I drove to the towing company’s property, and they led me to her gold minivan. It was completely totaled, and I had to pry open the driver’s side door to get in. I spent an hour scavenging through her trashed car for her personal belongings; it was an incredibly intimate look into the life of someone I barely knew. I grabbed her clothes, her car insurance documents, anything of value that I could locate. Her phone was completely smashed up, and hidden in one of the side pockets. There were wrappers and trash intermixed with the parts of the engine that had broken off in the crash, covered in oil, and way too heavy for me to lift. I wished I was wearing something other than dress pants and a blouse.
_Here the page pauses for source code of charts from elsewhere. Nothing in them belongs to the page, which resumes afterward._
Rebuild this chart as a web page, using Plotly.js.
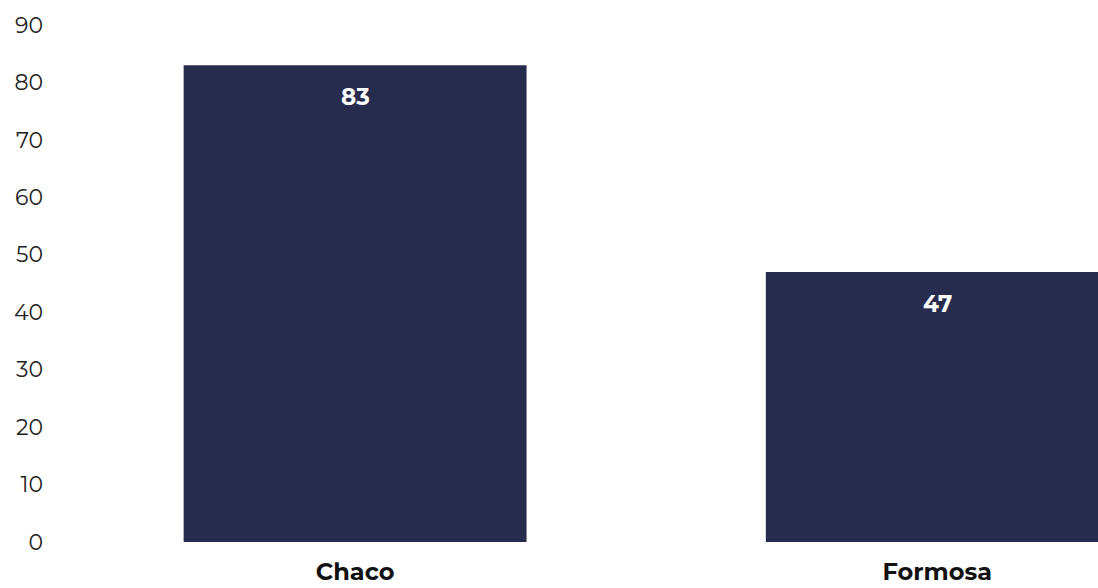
<!DOCTYPE html>
<html>
<head>
<meta charset="utf-8">
<script src="https://cdn.plot.ly/plotly-3.0.1.min.js"></script>
<style>html,body{margin:0;padding:0;background:#fff;}#chart{width:1098px;height:588px;}</style>
</head>
<body>
<div id="chart"></div>
<script>
const categories = ["Chaco", "Formosa"];
const values = [83, 47];
const yTicks = [0, 10, 20, 30, 40, 50, 60, 70, 80, 90];

const barColor = "#272c4f";
const fontFamily = "Montserrat, 'DejaVu Sans', sans-serif";

const trace = {
  type: "bar",
  x: categories,
  y: values,
  marker: {color: barColor},
  hoverinfo: "none",
  cliponaxis: true
};

const annotations = categories.map((c, i) => ({
  x: c, y: values[i], xref: "x", yref: "y",
  text: "<b>" + values[i] + "</b>",
  showarrow: false, yanchor: "top", yshift: -16,
  font: {family: fontFamily, size: 23, color: "#ffffff"}
}));

const layout = {
  width: 1098, height: 588,
  margin: {l: 64, r: 0, t: 25, b: 46, pad: 0},
  paper_bgcolor: "#ffffff", plot_bgcolor: "#ffffff",
  showlegend: false,
  bargap: 0.411,
  xaxis: {
    type: "category",
    range: [-0.5, 1.276],
    showgrid: false, zeroline: false, showline: false,
    ticks: "", ticklabelstandoff: 13,
    tickfont: {family: fontFamily, size: 24, color: "#111111", weight: "bold"}
  },
  yaxis: {
    range: [0, 90],
    tickvals: yTicks,
    ticktext: yTicks.map(String),
    showgrid: false, zeroline: false, showline: false,
    ticks: "", ticklabelstandoff: 20,
    tickfont: {family: fontFamily, size: 22, color: "#222222"}
  },
  annotations: annotations
};

Plotly.newPlot("chart", [trace], layout, {displayModeBar: false, staticPlot: true});
</script>
</body>
</html>
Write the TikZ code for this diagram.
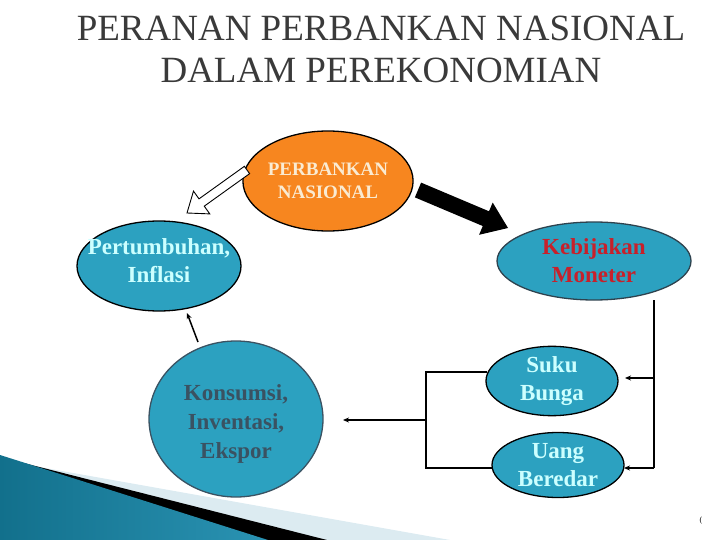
\documentclass[tikz,border=0pt]{standalone}
\usepackage{fontspec}
\setmainfont{Liberation Serif}
\usetikzlibrary{shapes.geometric,arrows.meta,calc}
\definecolor{tealc}{HTML}{2CA1C0}
\definecolor{orangec}{HTML}{F7861F}
\definecolor{creamc}{HTML}{FAEBD2}
\definecolor{cyantext}{HTML}{CCFFFF}
\definecolor{redtext}{HTML}{C8202A}
\definecolor{slatec}{HTML}{3A5262}
\definecolor{titlec}{HTML}{3A3A3A}
\definecolor{lightb}{HTML}{DCEBF1}
\definecolor{tealdark}{HTML}{12708C}
\definecolor{teallight}{HTML}{4DB5D6}
\definecolor{tealmid}{HTML}{2A93B3}
\begin{document}
\begin{tikzpicture}[x=1pt,y=-1pt,
  bub/.style={ellipse, draw=black, line width=1.3pt, fill=tealc, inner sep=0pt,
    align=center, font=\fontsize{23}{28}\selectfont\bfseries, text=cyantext},
  conn/.style={line width=1.8pt},
  tipb/.style={-{Stealth[length=6pt,width=5pt]}}]
\useasboundingbox (0,0) rectangle (720,540);

% decorative wedges
\fill[lightb] (0,460) -- (450,540) -- (0,540) -- cycle;
\fill[black] (0,457) -- (327,540) -- (0,540) -- cycle;
\shade[left color=tealdark, middle color=teallight, right color=tealmid] (0,455) -- (268,540) -- (0,540) -- cycle;

% title
\node[font=\fontsize{37}{42}\selectfont, text=titlec, align=center] (title) at (381,49)
  {PERANAN PERBANKAN NASIONAL\\DALAM PEREKONOMIAN};

% nodes
\node[ellipse, draw=black, line width=1.3pt, fill=orangec, inner sep=0pt,
  minimum width=152pt, minimum height=100pt, align=center,
  font=\fontsize{19}{23}\selectfont\bfseries, text=creamc] (perb) at (328,181)
  {PERBANKAN\\NASIONAL};
\node[bub, minimum width=164pt, minimum height=90pt] (pert) at (159,266) {};
\node[font=\fontsize{23}{28}\selectfont\bfseries, text=cyantext, align=center] (pertT) at (159,261)
  {Pertumbuhan,\\Inflasi};
\node[bub, draw=slatec!80!black, minimum width=194pt, minimum height=78pt, text=redtext] (kebij) at (594,261)
  {Kebijakan\\Moneter};
\node[bub, draw=slatec, minimum width=174pt, minimum height=156pt] (kons) at (236,419) {};
\node[font=\fontsize{23}{29}\selectfont\bfseries, text=slatec, align=center] (konsT) at (236,424)
  {Konsumsi,\\Inventasi,\\Ekspor};
\node[bub, minimum width=132pt, minimum height=65pt] (suku) at (552,381) {Suku\\Bunga};
\node[bub, minimum width=132pt, minimum height=65pt] (uang) at (558,465) {Uang\\Beredar};
\node[font=\fontsize{8}{9}\selectfont] (paren) at (701,521) {(};

% hollow block arrow
\coordinate (hA) at (247,170);
\coordinate (hB) at (187,213);
\coordinate (hH) at ($(hB)!18pt!(hA)$);
\draw[line width=0.9pt, fill=white]
  ($(hA)!4.5pt!90:(hB)$) -- ($(hH)!4.5pt!90:(hB)$) -- ($(hH)!14pt!90:(hB)$) -- (hB)
  -- ($(hH)!14pt!-90:(hB)$) -- ($(hH)!4.5pt!-90:(hB)$) -- ($(hA)!4.5pt!-90:(hB)$) -- cycle;

% black block arrow
\coordinate (bA) at (418,190);
\coordinate (bB) at (508,228);
\coordinate (bH) at ($(bB)!24pt!(bA)$);
\fill[black]
  ($(bA)!8pt!90:(bB)$) -- ($(bH)!8pt!90:(bB)$) -- ($(bH)!17.5pt!90:(bB)$) -- (bB)
  -- ($(bH)!17.5pt!-90:(bB)$) -- ($(bH)!8pt!-90:(bB)$) -- ($(bA)!8pt!-90:(bB)$) -- cycle;

% konsumsi -> pertumbuhan
\coordinate (kA) at (198,342);
\coordinate (kB) at (187,313);
\draw[line width=1.5pt, tipb] (kA) -- (kB);

% right bracket
\coordinate (rTop) at (654,300);
\coordinate (rBot) at (654,468);
\coordinate (rMid) at (654,378);
\coordinate (sukuR) at (625,378);
\coordinate (uangR) at (624,468);
\draw[conn] (rTop) -- (rBot);
\draw[conn, tipb] (rMid) -- (sukuR);
\draw[conn, tipb] (rBot) -- (uangR);

% left bracket
\coordinate (lTop) at (426,372);
\coordinate (lBot) at (426,468);
\coordinate (lMid) at (426,420);
\coordinate (sukuL) at (487,372);
\coordinate (uangL) at (493,468);
\coordinate (konsR) at (343,420);
\draw[conn] (sukuL) -- (lTop) -- (lBot) -- (uangL);
\draw[conn, tipb] (lMid) -- (konsR);
\end{tikzpicture}
\end{document}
I couldn’t find her wallet, so I kept digging. The central console had a small container of fake urine in it; the price sticker was still on it. Apparently fake pee costs $8.99. I remembered reading in her chart that she had been positive for marijuana and alcohol when she arrived at the ED. I looked in the backseat, and found a piece of paper with various things scribbled in red ink — things like, “He can’t treat you this way,” and, “He takes you for granted.” I doubted she ever imagined that a medical student she met twice, only once worth remembering, would be seeing these scandalously intimate parts of her thoughts, of her life. Should I bring them with me? Would she want them? I brought the paper, but left the fake pee.
I drove back to the hospital and carried in bags of Jasmine’s belongings. I never did find her wallet, so I called the police department and the sheriff’s department, trying to track it down. They asked me what her social security number was, or her drivers license number, or where the accident happened, which law enforcement jurisdiction she was in. “Her name is Jasmine Sanchez, and her date of birth is June 2, 1991. That’s all I know, I’m so sorry,” I had to say, because the truth is, I really don’t know Jasmine. I have no idea what happens when a car crashes and EMS takes the patient; I am the least qualified person to be doing this, I thought. It felt odd for me to carry a stranger’s belongings up the stairs in the hospital, as though I were her emergency contact. She was still in surgery when I walked up to her room. If I stayed any longer I would be late, so I left her things in her room and went to clinic — back to business as usual.
The next day I stopped by again, and found Jasmine in her room. Her C-collar was off, the surgery was successful, and she was grateful to have her belongings. I apologized for not being able to find her wallet and gave her a few numbers to call. The minivan was in bad shape, I told her, probably totaled. Her boyfriend still hadn’t come, five days later. A recent social worker had noted that she was planning on staying with the boyfriend on discharge, and my heart sunk. I reminded her one more time that she deserved a better boyfriend. She thanked me for getting her things, and said no one had ever done anything like that for her before. Jasmine was discharged before I got to visit her again. I’ll never know what happened to the boyfriend, but I hope she dumped his ass before she even left the hospital. I went from forgetting about Jane Doe in the ED, to holding Jasmine’s hand while she cried, to digging through her smashed up minivan for personal belongings, to deciding what to do with her fake pee, to likely never seeing Jasmine again. She and I experienced such extremes of strangerhood and intimacy in only 72 hours. But what a privilege it was, to be there for her when she had no one else, to advocate for her, to go a little (or a lot) above and beyond on her behalf, to see the inter-workings of this stranger’s life: this is why I chose medicine.
Author’s note: All names, dates, and identifying information have been changed to protect patient confidentiality.